Je pense qu'à quarante ans de distance le problème ne se pose pas en termes radicalement différents. L'avenir de la France ne dépend pas seulement du succès de l'Europe, mais l'avenir de l'Europe, à ce moment crucial de son histoire, passe certainement par le redressement de la France. En entravant sa liberté d'agir, en la contraignant à renoncer un peu plus à elle-même, on rendrait un bien mauvais service à l'Europe. Car la République française pourrait être l'âme ou le modèle de cette Europe nouvelle, aujourd'hui aspirée par le vide et qui hésite entre espoir et angoisse, goût de la liberté et peur du désordre, fraternité et exclusion.
En votant l'exception d'irrecevabilité, je crois donc que nous commencerons à travailler à rendre aux Français un peu de cette fierté mystérieuse dont pour l'heure - comme le disait André Malraux - ils ne savent qu'une chose, c'est qu'à leurs yeux la France l'a perdue.
Il faut se déterminer enfin en fonction de l'Europe que nous voulons. En votant l'exception d'irrecevabilité, nous ne signifions pas un congé, nous exprimons la volonté de construire une autre Europe, la seule Europe qui vaille à nos yeux.
En 1958, le général de Gaulle arriva au pouvoir au moment même où, après une décennie d'incantations européennes, la IVe République était en passe de solliciter de nos partenaires le bénéfice de la clause de sauvegarde, différant l'entée de la France dans le Marché commun.
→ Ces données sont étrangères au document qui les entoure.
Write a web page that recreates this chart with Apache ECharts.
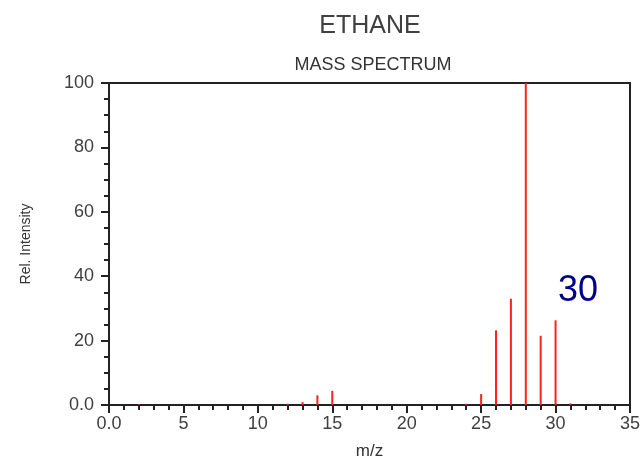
<!DOCTYPE html>
<html>
<head>
<meta charset="utf-8">
<script src="https://cdn.jsdelivr.net/npm/echarts@6/dist/echarts.min.js"></script>
<style>html,body{margin:0;padding:0;background:#fff;overflow:hidden}#c{width:643px;height:465px}</style>
</head>
<body>
<div id="c"></div>
<script>
const mz = [2, 12, 13, 14, 15, 24, 25, 26, 27, 28, 29, 30, 31];
const intensity = [0.2, 0.4, 0.9, 3.0, 4.4, 0.4, 3.4, 23.2, 33.0, 100, 21.5, 26.3, 0.5];
const xTicks = [0, 5, 10, 15, 20, 25, 30, 35];
const yTicks = [0, 20, 40, 60, 80, 100];
const titleText = 'ETHANE';
const subtitleText = 'MASS SPECTRUM';
const annotation = '30';

const font = '"Liberation Sans", Arial, sans-serif';
const chart = echarts.init(document.getElementById('c'), null, {renderer: 'canvas'});
chart.setOption({
  animation: false,
  backgroundColor: '#fff',
  title: [
    {text: titleText, left: 365, top: 9, textAlign: 'center',
     textStyle: {fontFamily: font, fontSize: 25, fontWeight: 'normal', color: '#404040'}},
    {text: subtitleText, left: 368, top: 51, textAlign: 'center',
     textStyle: {fontFamily: font, fontSize: 18, fontWeight: 'normal', color: '#333'}},
    {text: annotation, left: 573, top: 268, textAlign: 'center',
     textStyle: {fontFamily: font, fontSize: 36, fontWeight: 'normal', color: '#00008B'}}
  ],
  grid: {left: 109, right: 9, top: 83, bottom: 56, show: true, borderColor: '#222', borderWidth: 2, backgroundColor: 'transparent'},
  xAxis: {
    type: 'value', min: xTicks[0], max: xTicks[xTicks.length - 1], interval: 5,
    name: 'm/z', nameLocation: 'middle', nameGap: 38,
    nameTextStyle: {fontFamily: font, fontSize: 17, color: '#333'},
    axisLine: {show: true, onZero: false, lineStyle: {color: '#222', width: 2}},
    axisTick: {show: true, inside: false, length: 8, lineStyle: {color: '#222', width: 2}},
    minorTick: {show: true, splitNumber: 5, length: 5, lineStyle: {color: '#222', width: 2}},
    splitLine: {show: false},
    axisLabel: {fontFamily: font, fontSize: 18, color: '#404040', margin: 10,
      formatter: v => v === 0 ? '0.0' : String(v)}
  },
  yAxis: {
    type: 'value', min: yTicks[0], max: yTicks[yTicks.length - 1], interval: 20,
    name: 'Rel. Intensity', nameLocation: 'middle', nameGap: 76, nameRotate: 90,
    nameTextStyle: {fontFamily: font, fontSize: 14, color: '#333'},
    axisLine: {show: true, lineStyle: {color: '#222', width: 2}},
    axisTick: {show: true, inside: false, length: 8, lineStyle: {color: '#222', width: 2}},
    minorTick: {show: true, splitNumber: 4, length: 5, lineStyle: {color: '#222', width: 2}},
    splitLine: {show: false},
    axisLabel: {fontFamily: font, fontSize: 18, color: '#404040', margin: 15,
      formatter: v => v === 0 ? '0.0' : String(v)}
  },
  series: [{
    type: 'bar',
    barWidth: 2,
    itemStyle: {color: '#ff2020'},
    data: mz.map((m, i) => [m, intensity[i]])
  }]
});
</script>
</body>
</html>
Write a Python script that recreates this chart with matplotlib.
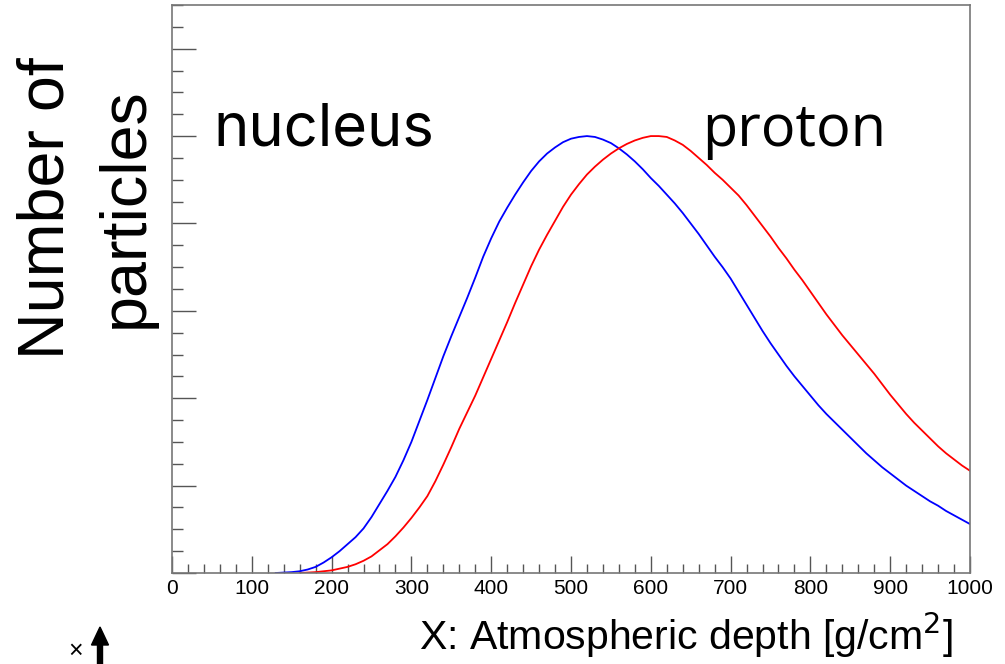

On raconte que Jacques Chaban-Delmas, missionné pour se faire l'écho des inquiétudes de tous ceux qui s'étaient persuadés que le Traité de Rome était condamné, se serait entendu répondre par le général de Gaulle : « Nous entrerons, comme convenu, dans le Marché commun, nous y entrerons, oui, mais debout ! »
De fait, le redressement national que les élites dirigeantes d'alors ne croyaient plus possible permit à la France de devenir le moteur de l'Europe.
Monsieur le président, mesdames, messieurs les ministres, mes chers collègues, la question et la réponse n'ont pas varié : oui, nous voulons l'Europe, mais debout, parce que c'est debout qu'on écrit l'histoire ! (Applaudissements sur de nombreux bancs du groupe du Rassemblement pour la République, sur quelques bancs du groupe Union pour la démocratie française et sur plusieurs du groupe socialiste.)